Cohen withdrew his $2.6 billion offer for the Mets after examining the specifics–namely, that he’d own 80 percent of the franchise but the Wilpons would retain control of the National League franchise. In fact, the Wilpons would basically give up little with the Cohen investment: CEO Fred Wilpon would remain as control person for the franchise for five years (MLB designates a single control person to speak for the team in MLB business matters), with Jeff Wilpon remaining as team COO for five years. But the ownership roles for the Wilpons could have extended for more than five years, and although the deal did not include ownership of cable network SNY, it may be more complicated than anticipated to split SNY from the Mets.
So in steps Rodriguez, a long-time Mets fan who has been an active businessperson and investor since his playing days ended. It’s not every day an MLB team hits the market, and bringing in someone of Rodriguez’s stature certainly would be welcomed in a sport that’s seen plenty of recent adversity. From the New York Post:
While sources told The Post that Cohen has not yet fully given up on his chances of purchasing the Mets, rumors of A-Rod’s interest have intensified.
“He’s a businessman and a baseball man based in New York,” said one A-Rod ally. “Why wouldn’t he be looking at this?”

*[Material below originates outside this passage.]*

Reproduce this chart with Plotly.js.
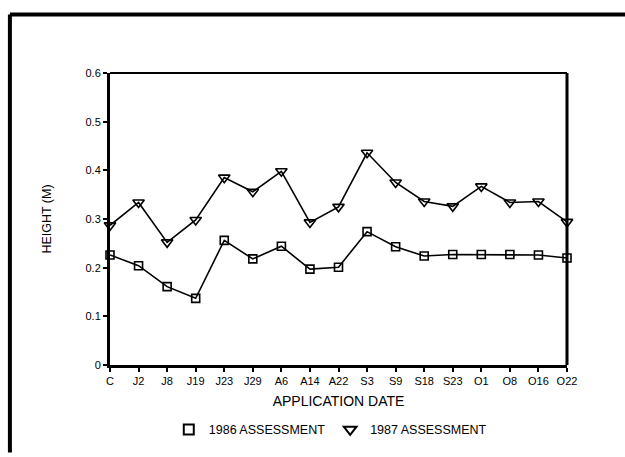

A self-described childhood Mets fan who idolized Keith Hernandez in his youth, A-Rod flirted with signing with the team as a free agent in 2000. That dream was scuttled by then-Mets GM Steve Phillips’ disinterest in meeting A-Rod’s contract demands and creating what Phillips infamously termed “a 24-plus-one roster.” A-Rod eventually signed an unprecedented $252 million, 10-year deal with the Texas Rangers. He was traded to the Yankees following the 2003 season.
There’s one big problem with any Rodriguez bid for the Mets: while he’s a wealthy man, he’s not a baseball-wealthy man, so he’d need to take an approach like Derek Jeter did in his purchase of the Miami Marlins: put together an ownership group with bigger-buck investors. In general, MLB officials dislike ownership groups with multiple members–but then again, with the chance to bring in Alex Rodriguez and his wife, Jennifer Lopez, as owners, MLB may approve such an ownership group.
In the end, it will depend on how the rest of the world values the Mets sans SNY and how involvement the Wilpons demand. It’s highly unlikely any other potential owner would spend billions on a team and then leave the Wilpons on charge; it’s also unlikely anyone else would value the team at $3-billion-plus, as the Wilpons are, without any SNY share.